Penyaringan gagasan seperti ini memperlihatkan bahwa memahami Islam dan lokalitas bukan hanya soal sejarah, tetapi juga tentang bagaimana nilai-nilai lama mencari bentuk baru dalam kehidupan modern. Dalam arus informasi yang serba cepat, setiap orang kini bisa menjadi pembawa wacana. Media sosial membuat siapa pun dapat mengutip hadis, menafsir adat, atau mendefinisikan apa yang disebut Islam sejati. Di satu sisi, ini menunjukkan demokratisasi pengetahuan. Namun di sisi lain, ia juga membawa risiko: hilangnya kedalaman refleksi dan mudahnya kebenaran tergantikan oleh popularitas.
Oleh karena itu, yang dibutuhkan bukan sekadar mempertahankan identitas lokal, tetapi membangun cara berpikir yang lebih reflektif. Islam lokal seperti ABS-SBK harus dipahami sebagai ruang perjumpaan antara nilai spiritual dan kebijaksanaan budaya. Ia bukan benteng yang menolak perubahan, melainkan jembatan yang menghubungkan masa lalu dengan masa kini. Di titik inilah, penyaringan gagasan menjadi penting. Ia menolong kita memilah mana nilai yang esensial dan mana yang hanya kulit.
Dalam konteks Minangkabau, penyaringan ini juga menjadi bentuk penghormatan terhadap tradisi berpikir kritis yang sudah lama tumbuh di ranah itu. Sejarah mencatat, masyarakat Minang selalu terbuka terhadap perdebatan dan pembaruan pemikiran. Surau bukan hanya tempat ibadah, tetapi juga ruang diskusi.
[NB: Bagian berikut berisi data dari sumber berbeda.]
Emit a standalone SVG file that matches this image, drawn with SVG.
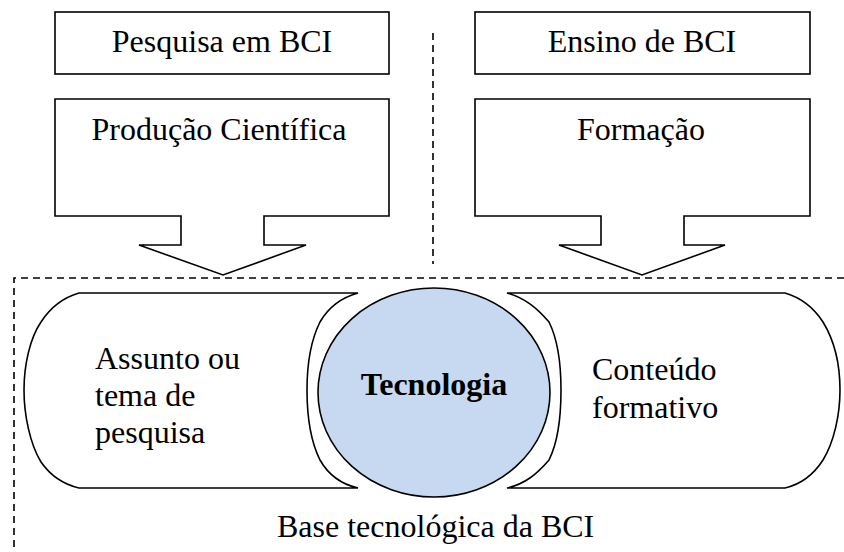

Nilai-nilai itu kini menemukan wujud barunya dalam ruang digital, ketika anak muda memperdebatkan makna adat dan agama melalui media sosial. Perubahan ini bukan ancaman, melainkan peluang untuk memperluas makna ABS-SBK agar tetap hidup dan relevan.
Menyaring pengetahuan berarti mengakui bahwa tidak semua yang lama harus ditinggalkan, dan tidak semua yang baru harus ditolak. Dalam tradisi Minangkabau, ada pepatah yang berbunyi sakali aia gadang, sakali tapian barubah. Sekali air besar, sekali pula tepian berubah. Pepatah itu bukan tanda ketakutan terhadap perubahan, tetapi pengakuan bahwa kehidupan memang bergerak. Begitu pula dengan nilai-nilai keislaman yang berpadu dengan adat. Ia akan terus berubah bentuk, tetapi tetap berpijak pada dasar moral yang sama.
Melalui penyaringan yang sabar terhadap berbagai gagasan tentang Islam dan lokalitas, kita bisa belajar bahwa kekuatan nilai tidak terletak pada kemurniannya, melainkan pada kemampuannya menyesuaikan diri tanpa kehilangan arah. Falsafah Adat Basandi Syara, Syara Basandi Kitabullah menjadi bukti bahwa pertemuan antara agama dan budaya bukan sekadar kompromi, tetapi jalan kebijaksanaan.
Dalam dunia yang dipenuhi kebisingan informasi, upaya membaca ulang dan menimbang gagasan menjadi bentuk perlawanan yang tenang. Ia mengajarkan kita bahwa pengetahuan tidak lahir dari kecepatan, tetapi dari kesabaran untuk memahami. Dan mungkin, dari sanalah masa depan hubungan antara Islam dan lokalitas akan terus menemukan bentuk terbaiknya, bukan dalam pertentangan, melainkan dalam percakapan yang terus berlanjut.